Originally, the dam aqueduct was supposed to flow 22 cms (cubic meters per second) of clean water from Angat to La Mesa Dam and thus supply the water requirements of Metro Manila and the adjacent provinces of Bulacan, Pampanga and Nueva Ecija.
What remains of the 67,000 hectares is now only about 25,000 hectares and the reservoir with 85 meters deep, according to reports reaching the National Association of Lawyers for Justice and Peace (NALJP) and the Confederation of Government Employees Organization (COGEO), headed by Atty. Jesus I. Santos, who consistently championed the dam’s preservation.
Santos never got a coherent answer after he wrote Secretary Roy Cimatu of the Department of Environment and Natural Resources, bringing to his attention the problem of water shortage, the unabated logging in the Angat Dam watershed and the continued siltation of the water reservoir.

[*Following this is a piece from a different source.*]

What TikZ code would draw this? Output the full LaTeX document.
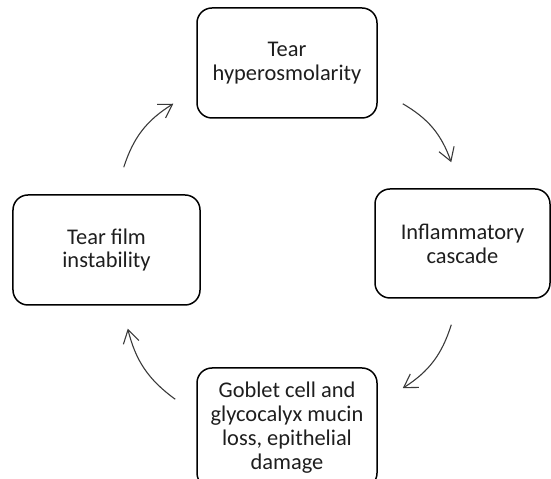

Santos, in his letter to Cimatu, cited the destructive logging in the Angat watershed and the death and destruction due to flooding.
Angat Dam watershed was then a virgin forest and its man-made destruction effectively started when the administration of President Corazon Aquino promulgated on July 16, 1987 Executive Order 224, empowering the National Power Corp. (NPC) to cut trees in the Angat reservation.
Because of the massive denudation, the dam is now seriously silted due to landslides and rampaging volumes of deadly floodwater and debris from the watershed.
In one incident in 1978, floodwaters cascaded down from the watershed, flooding large parts of Bulacan, Pampanga and Nueva Ecija, killing more than 300 people and destroying houses, poultries, piggeries and other valuables.
On February 22, 2018, fearing that a deadly disaster might happen again, NALJP and the COGEO wrote the DENR to call a meeting regarding the continuous illegal logging in the watershed. The DENR granted this meeting and the governor of Bulacan and the PNP area commander attended.
Surprisingly, the DENR during the meeting informed the group that there was a permit granted by the government to cut 26,000 trees but the DENR reduced it to 3,000 trees only based on a press release dated June 19, 2017.
The NALJP and COGEO asked the DENR local director as to what actions were taken on the following:
“The tree-cutting projects granted to Angat Hydropower Corporation and Dyke Rehabilitation Projects which was contained in a letter dated April 27, 2017, as per letter of the Regional Director dated July 7, 2017.
“What happened to the 3,000 cut trees delivered to the compound of the controversial Hanjin Corporation? According to Director Francisco Milla, of DENR’s Region 3, the trees could only be taken out from the Hanjin compound with his consent.”
What really surprised Santos and local officials is that instead of the national government stopping the denudation of the Angat watershed, it was, in fact, the one abetting the destruction of the watershed.
The Angat Dam was constructed in November 1961 and was completed in July 1967 with a 16-megawatt auxiliary generator and a 200-MW main generator to supply the power requirements of Metro Manila and the rest of Luzon.
The dam then was also designed to irrigate 23,000 hectares during the wet season and 27,000 hectares during the dry season in 20 towns in Bulacan and Pampanga when the sluice gates were opened.
As the current rainy season progresses, only a presidential action can save the continued destruction of the watershed by ordering those concerned to deepen the dam to its original level and reforest its watershed, instead of ordering to log it, so that the free flow of potable water to Metro Manila is restored.
Not only that. President Duterte should also investigate and punish the people involved in the massive destruction of the dam.